While Boone suggests that it’s not a permanent thing, teams mostly feature right-handed hitters, which would suggest that Holmes could be utilized more frequently in a closing role.
“He’s been special, probably as good a reliever as there has been in the league I would think to this point,” Boone said of Holmes. “I can’t imagine [anyone] being any better.”
How great has Clay Holmes looked for the Yankees this year?
On the season, he hosts a 0.42 ERA over 21.2 innings pitched. His 93.8% left on base rate is the best in his career, and is generating ground balls on 83.3% of contact.
The Yankees have completely turned Holmes’s career around after struggling in Pittsburgh. Essentially, they’ve asked him only to throw his sinker and slider. Pitching coach Matt Blake has completely axed his curveball. He’s utilizing his sinker at 80% and slider at 20%. His velocity hovers at 96.3 mph on average with his FB, but the movement it creates is the most dangerous variable.
He’s able to throw pitches at the same spot that curate insane movement, leaving batters looking embarrassed after each strikeout.

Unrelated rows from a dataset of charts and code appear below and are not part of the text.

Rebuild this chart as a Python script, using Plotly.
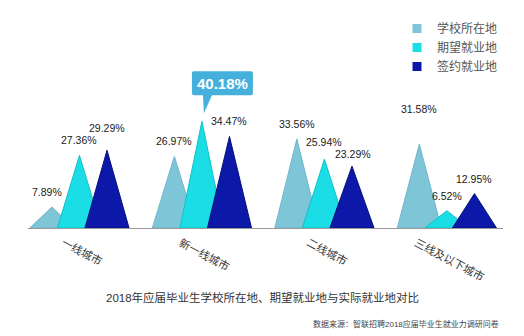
import plotly.graph_objects as go

# Data
categories = ["一线城市", "新一线城市", "二线城市", "三线及以下城市"]
series_names = ["学校所在地", "期望就业地", "签约就业地"]
school_location = [7.89, 26.97, 33.56, 31.58]
expected_location = [27.36, 40.18, 25.94, 6.52]
signed_location = [29.29, 34.47, 23.29, 12.95]
title_text = "2018年应届毕业生学校所在地、期望就业地与实际就业地对比"
source_text = "数据来源：智联招聘2018应届毕业生就业力调研问卷"

# Styling
W, H = 524, 336
L, R, T, B = 28, 21, 60, 108
fills = ["#7ec5d8", "#1adde5", "#0b18a8"]
edges = ["#70b6ca", "#12c0c8", "#06107a"]
offsets = [-0.225, 0.0, 0.225]
half_width = 0.18
font_family = "Liberation Sans, Arial, Noto Sans CJK SC, sans-serif"
callout_color = "#45b0dc"

plot_w = W - L - R
plot_h = H - T - B


def px_to_paper_x(px):
    return (px - L) / plot_w


def px_to_paper_y(py):
    return (H - B - py) / plot_h


series_values = [school_location, expected_location, signed_location]

fig = go.Figure()

# Triangular "peak" columns, one trace per series
for s, (name, vals) in enumerate(zip(series_names, series_values)):
    for i, v in enumerate(vals):
        c = i + offsets[s]
        fig.add_trace(go.Scatter(
            x=[c - half_width, c, c + half_width, c - half_width],
            y=[0, v, 0, 0],
            mode="lines",
            fill="toself",
            fillcolor=fills[s],
            line=dict(color=edges[s], width=1),
            hoverinfo="skip",
            showlegend=False,
        ))

# Legend entries
for s, name in enumerate(series_names):
    fig.add_trace(go.Scatter(
        x=[None], y=[None], mode="markers", name=name,
        marker=dict(symbol="square", size=9, color=fills[s],
                    line=dict(width=0)),
    ))

annotations = []

# Value labels (the 40.18% peak gets a callout instead)
label_nudge = {(0, 0): (-5, 0), (2, 0): (0, 7), (0, 3): (0, 20),
               (1, 2): (0, 2), (2, 2): (1, -3)}
for s, vals in enumerate(series_values):
    for i, v in enumerate(vals):
        if s == 1 and i == 1:
            continue
        dx, dy = label_nudge.get((s, i), (0, 0))
        annotations.append(dict(
            x=i + offsets[s], y=v, xref="x", yref="y",
            text=f"{v:.2f}%", showarrow=False,
            xanchor="center", yanchor="middle",
            xshift=dx, yshift=15 + dy,
            font=dict(family=font_family, size=10.5, color="#1a1a1a"),
        ))

# Callout for the highest expected value
peak_val = expected_location[1]
annotations.append(dict(
    x=1 + offsets[1], y=peak_val, xref="x", yref="y",
    text=f"<b>{peak_val:.2f}%</b>", showarrow=False,
    xanchor="center", yanchor="middle",
    xshift=20.5, yshift=38,
    font=dict(family=font_family, size=15, color="white"),
))

# Rotated category labels
for i, cat in enumerate(categories):
    annotations.append(dict(
        x=i, y=0, xref="x", yref="y",
        text=cat, showarrow=False, textangle=28,
        xanchor="center", yanchor="top",
        xshift=3, yshift=-5,
        font=dict(family=font_family, size=11, color="#333333"),
    ))

# Chart title and source note
annotations.append(dict(
    x=px_to_paper_x(262), y=px_to_paper_y(297), xref="paper", yref="paper",
    text=title_text, showarrow=False, xanchor="center", yanchor="middle",
    font=dict(family=font_family, size=11.5, color="#333333"),
))
annotations.append(dict(
    x=px_to_paper_x(501), y=px_to_paper_y(324), xref="paper", yref="paper",
    text=source_text, showarrow=False, xanchor="right", yanchor="middle",
    font=dict(family=font_family, size=8, color="#444444"),
))

shapes = [dict(
    type="path", xref="x", yref="y",
    xsizemode="pixel", ysizemode="pixel",
    xanchor=1 + offsets[1], yanchor=peak_val,
    path=("M -10,28 Q -10,26 -8,26 L 1,26 L 2,8 L 10,26 L 49,26 "
          "Q 51,26 51,28 L 51,48 Q 51,50 49,50 L -8,50 Q -10,50 -10,48 Z"),
    fillcolor=callout_color, line=dict(width=0),
)]

fig.update_layout(
    width=W, height=H,
    margin=dict(l=L, r=R, t=T, b=B),
    paper_bgcolor="white", plot_bgcolor="white",
    xaxis=dict(range=[-0.42, 3.458], showticklabels=False, ticks="",
               showgrid=False, zeroline=False, showline=True,
               linecolor="#9a9a9a", linewidth=1, fixedrange=True),
    yaxis=dict(range=[0, plot_h / 2.655], visible=False, showgrid=False,
               zeroline=False, fixedrange=True),
    legend=dict(x=px_to_paper_x(397), y=px_to_paper_y(14),
                xanchor="left", yanchor="top",
                font=dict(family=font_family, size=12, color="#555555"),
                bgcolor="rgba(0,0,0,0)", itemclick=False),
    annotations=annotations,
    shapes=shapes,
    showlegend=True,
)

fig.write_html("out.html")
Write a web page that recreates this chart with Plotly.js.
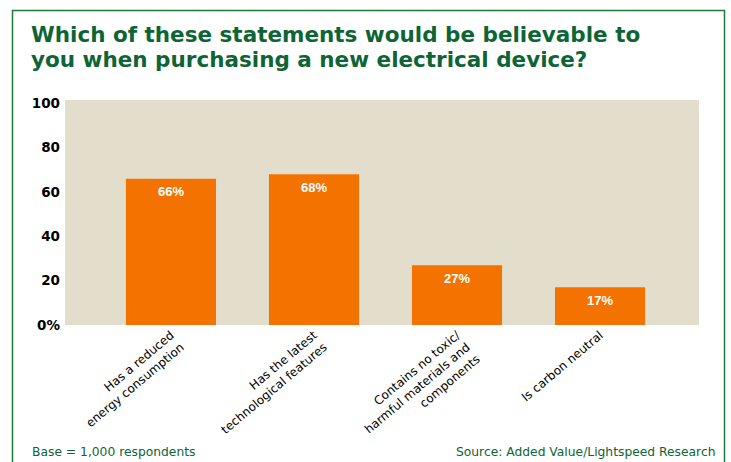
<!DOCTYPE html>
<html>
<head>
<meta charset="utf-8">
<script src="https://cdn.plot.ly/plotly-3.0.1.min.js"></script>
<style>
  html, body { margin: 0; padding: 0; background: #ffffff; }
  #chart { width: 731px; height: 462px; }
</style>
</head>
<body>
<div id="chart"></div>
<script>
// ---- data ----
const categories = [
  "Has a reduced<br>energy consumption",
  "Has the latest<br>technological features",
  "Contains no toxic/<br>harmful materials and<br>components",
  "Is carbon neutral"
];
const values = [66, 68, 27, 17];
const valueLabels = ["66%", "68%", "27%", "17%"];
const yTickVals = [0, 20, 40, 60, 80, 100];
const yTickText = ["0%", "20", "40", "60", "80", "100"];
const titleLines = [
  "Which of these statements would be believable to",
  "you when purchasing a new electrical device?"
];
const footLeft = "Base = 1,000 respondents";
const footRight = "Source: Added Value/Lightspeed Research";

// ---- layout helpers (pixel -> paper) ----
const W = 731, H = 462;
const M = { l: 65, r: 32, t: 100, b: 137 };
const PW = W - M.l - M.r, PH = H - M.t - M.b;
const px = x => (x - M.l) / PW;
const py = y => (H - M.b - y) / PH;

const GREEN = "#0d6434";
const BORDER = "#1f7a3f";
const ORANGE = "#f47300";
const BEIGE = "#e3decb";

const trace = {
  type: "bar",
  x: categories,
  y: values,
  marker: { color: ORANGE, line: { width: 0 } },
  hoverinfo: "none"
};

const annotations = [];
titleLines.forEach((t, i) => {
  annotations.push({
    text: t, xref: "paper", yref: "paper",
    x: px(29), y: py(i === 0 ? 34.3 : 59.7),
    xanchor: "left", yanchor: "middle", showarrow: false,
    font: { family: "DejaVu Sans", size: 21.5, color: GREEN, weight: "bold" }
  });
});
categories.forEach((c, i) => {
  annotations.push({
    text: valueLabels[i], x: c, y: values[i], xref: "x", yref: "y",
    yshift: -13, xanchor: "center", yanchor: "middle", showarrow: false,
    font: { family: "Liberation Sans", size: 13, color: "#ffffff", weight: "bold" }
  });
});
annotations.push({
  text: footLeft, xref: "paper", yref: "paper", x: px(30), y: py(452),
  xanchor: "left", yanchor: "middle", showarrow: false,
  font: { family: "DejaVu Sans", size: 12.3, color: GREEN }
});
annotations.push({
  text: footRight, xref: "paper", yref: "paper", x: px(717), y: py(452),
  xanchor: "right", yanchor: "middle", showarrow: false,
  font: { family: "DejaVu Sans", size: 12.3, color: GREEN }
});

const layout = {
  width: W, height: H,
  margin: M,
  paper_bgcolor: "#ffffff",
  plot_bgcolor: BEIGE,
  showlegend: false,
  bargap: 0.37,
  xaxis: {
    type: "category",
    range: [-0.741, 3.692],
    showgrid: false, zeroline: false, showline: false,
    ticks: "", tickangle: -40,
    tickfont: { family: "DejaVu Sans", size: 12, color: "#000000" },
    fixedrange: true
  },
  yaxis: {
    range: [0, 101.5],
    tickvals: yTickVals, ticktext: yTickText,
    showgrid: false, zeroline: false, showline: false,
    ticks: "", ticklabelstandoff: 4,
    tickfont: { family: "DejaVu Sans", size: 13.5, color: "#000000", weight: "bold" },
    fixedrange: true
  },
  shapes: [{
    type: "rect", xref: "paper", yref: "paper",
    x0: px(12.5), x1: px(724.5), y0: py(480), y1: py(10.5),
    line: { color: BORDER, width: 1.5 }, fillcolor: "rgba(0,0,0,0)", layer: "above"
  }],
  annotations: annotations
};

Plotly.newPlot("chart", [trace], layout, { staticPlot: true, displayModeBar: false });
</script>
</body>
</html>
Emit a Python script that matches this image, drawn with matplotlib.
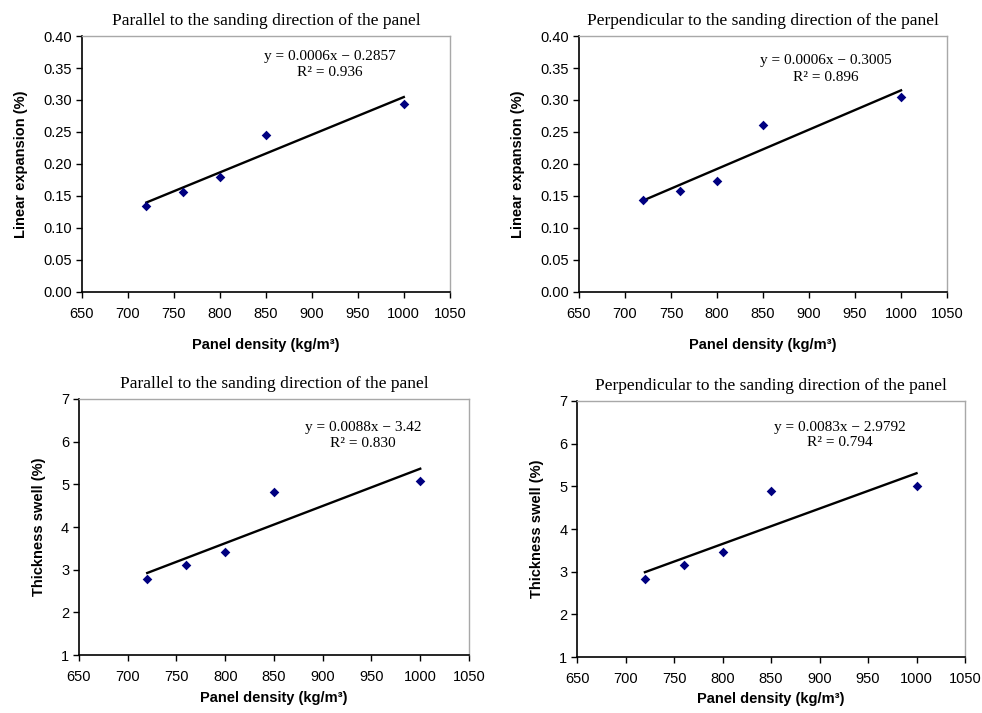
import numpy as np
import matplotlib
matplotlib.use("Agg")
import matplotlib.pyplot as plt

density = [720, 760, 800, 850, 1000]
lin_par = [0.135, 0.157, 0.179, 0.246, 0.294]
lin_perp = [0.144, 0.158, 0.174, 0.261, 0.304]
ts_par = [2.79, 3.12, 3.41, 4.83, 5.09]
ts_perp = [2.84, 3.15, 3.45, 4.88, 5.01]

title_par = "Parallel to the sanding direction of the panel"
title_perp = "Perpendicular to the sanding direction of the panel"
eq_lin_par = ("y = 0.0006x \u2212 0.2857", "R\u00b2 = 0.936")
eq_lin_perp = ("y = 0.0006x \u2212 0.3005", "R\u00b2 = 0.896")
eq_ts_par = ("y = 0.0088x \u2212 3.42", "R\u00b2 = 0.830")
eq_ts_perp = ("y = 0.0083x \u2212 2.9792", "R\u00b2 = 0.794")

xticks = [650, 700, 750, 800, 850, 900, 950, 1000, 1050]
lin_ticks = [0.00, 0.05, 0.10, 0.15, 0.20, 0.25, 0.30, 0.35, 0.40]
ts_ticks = [1, 2, 3, 4, 5, 6, 7]

plt.rcParams['font.family'] = ['Liberation Sans', 'DejaVu Sans']

fig = plt.figure(figsize=(9.82, 7.13), dpi=100)

panels = [
    ([0.0835, 0.5905, 0.3745, 0.359], lin_par, title_par, eq_lin_par, "Linear expansion (%)", lin_ticks, "{:.2f}", (0.674, 0.918, 0.859), 12),
    ([0.5896, 0.5905, 0.3748, 0.359], lin_perp, title_perp, eq_lin_perp, "Linear expansion (%)", lin_ticks, "{:.2f}", (0.671, 0.906, 0.836), 12),
    ([0.0804, 0.0813, 0.3972, 0.3591], ts_par, title_par, eq_ts_par, "Thickness swell (%)", ts_ticks, "{:d}", (0.728, 0.89, 0.828), 5),
    ([0.5876, 0.0785, 0.3951, 0.3591], ts_perp, title_perp, eq_ts_perp, "Thickness swell (%)", ts_ticks, "{:d}", (0.678, 0.895, 0.836), 4),
]

for rect, yv, title, eq, ylabel, yt, fmt, tpos, xpad in panels:
    ax = fig.add_axes(rect)
    ax.scatter(density, yv, marker='D', s=24, color='#000080', zorder=3, linewidths=0)
    coef = np.polyfit(density, yv, 1)
    xs = np.array([min(density), max(density)])
    ax.plot(xs, np.polyval(coef, xs), color='black', lw=1.7, zorder=2)
    ax.set_xlim(xticks[0], xticks[-1])
    ax.set_ylim(yt[0], yt[-1])
    ax.set_xticks(xticks)
    ax.set_yticks(yt)
    ax.set_yticklabels([fmt.format(v) for v in yt])
    ax.tick_params(direction='out', length=4, width=1, labelsize=10.5, colors='black')
    ax.tick_params(axis='x', pad=7)
    ax.tick_params(axis='y', pad=3)
    for s in ['left', 'bottom']:
        ax.spines[s].set_color('black')
        ax.spines[s].set_linewidth(1.2)
    for s in ['top', 'right']:
        ax.spines[s].set_color('#a8a8a8')
        ax.spines[s].set_linewidth(1.0)
    ax.set_title(title, family=['Liberation Serif', 'DejaVu Serif'], fontsize=12.5, pad=8)
    ax.set_ylabel(ylabel, fontsize=10.5, fontweight='bold', labelpad=11)
    ax.set_xlabel("Panel density (kg/m\u00b3)", fontsize=10.5, fontweight='bold', labelpad=xpad)
    ax.text(tpos[0], tpos[1], eq[0], transform=ax.transAxes, ha='center', va='center',
            family=['Liberation Serif', 'DejaVu Serif'], fontsize=11)
    ax.text(tpos[0], tpos[2], eq[1], transform=ax.transAxes, ha='center', va='center',
            family=['Liberation Serif', 'DejaVu Serif'], fontsize=11)

fig.savefig("out.png", dpi=100)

In fact, hitters are swinging at pitches outside the strike zone 7% more than last year.
One of the biggest strategy changes has been Holmes’s aggressiveness on the mound. His first-pitch strike percentage has elevated to 68%, the highest in his career by a large margin. He’s not wasting time getting after batters, putting them on their toes, and mixing in his slider to keep them honest.
If Chapman continues to struggle at this rate, Boone won’t have a choice but to move Holmes into a permanent closer role, especially since he hasn’t given up a run in over 21 innings.